Regime changes are rarely simple and, even when military defeat is decisive, are not automatically followed by peace and stability. The sooner a transparent, fair and inclusive political process is established in Libya—along with a functioning state capable of meeting the population’s basic needs—the less time there will be for resentment, distrust and the normalization of violence to take hold. Media reports suggest that most of Libya’s disparate groups are willing to back an NTC-led transition process for now, even if cracks are beginning to show.
The NTC, for its part, has made encouraging statements in favour of retaining all but the most senior figures in the current state organs and rejecting the idea of revenge attacks on Gaddafi supporters. It remains to be seen how effectively it can put these ideals into practice.
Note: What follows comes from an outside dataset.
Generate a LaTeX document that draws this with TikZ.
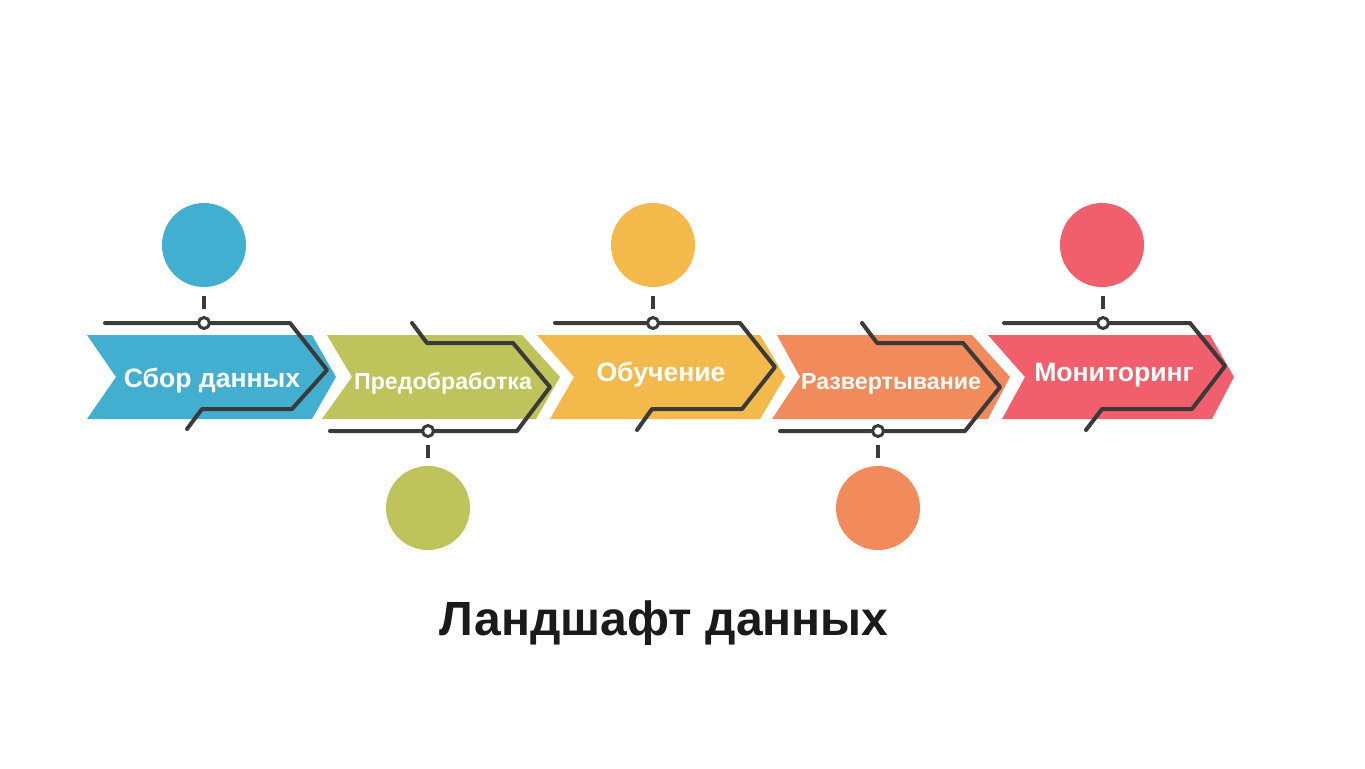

Once the goal of ousting Gaddafi loses its unifying power, establishing security and political stability will only become more complicated.
UN Security Council Resolution 2009, adopted on 16 September, mandates a three-month UN mission to support the country’s new leaders to restore security, promote the rule of law, launch the constitution-making and electoral processes, strengthen state institutions and restore public services, and initiate economic recovery—among other urgent tasks. It is a tall order for such a short period. Previous UN missions have been given significantly more time to fulfill similar mandates, so the international community should already be giving serious thought to extending the current mandate.
Judicious assistance from the international community will be critical in the near term. Nevertheless, hopes for a more positive future in Libya will ultimately rest on the success of the country itself in establishing justice, inclusiveness and unity in the wake of the enormous upheaval that it has undergone.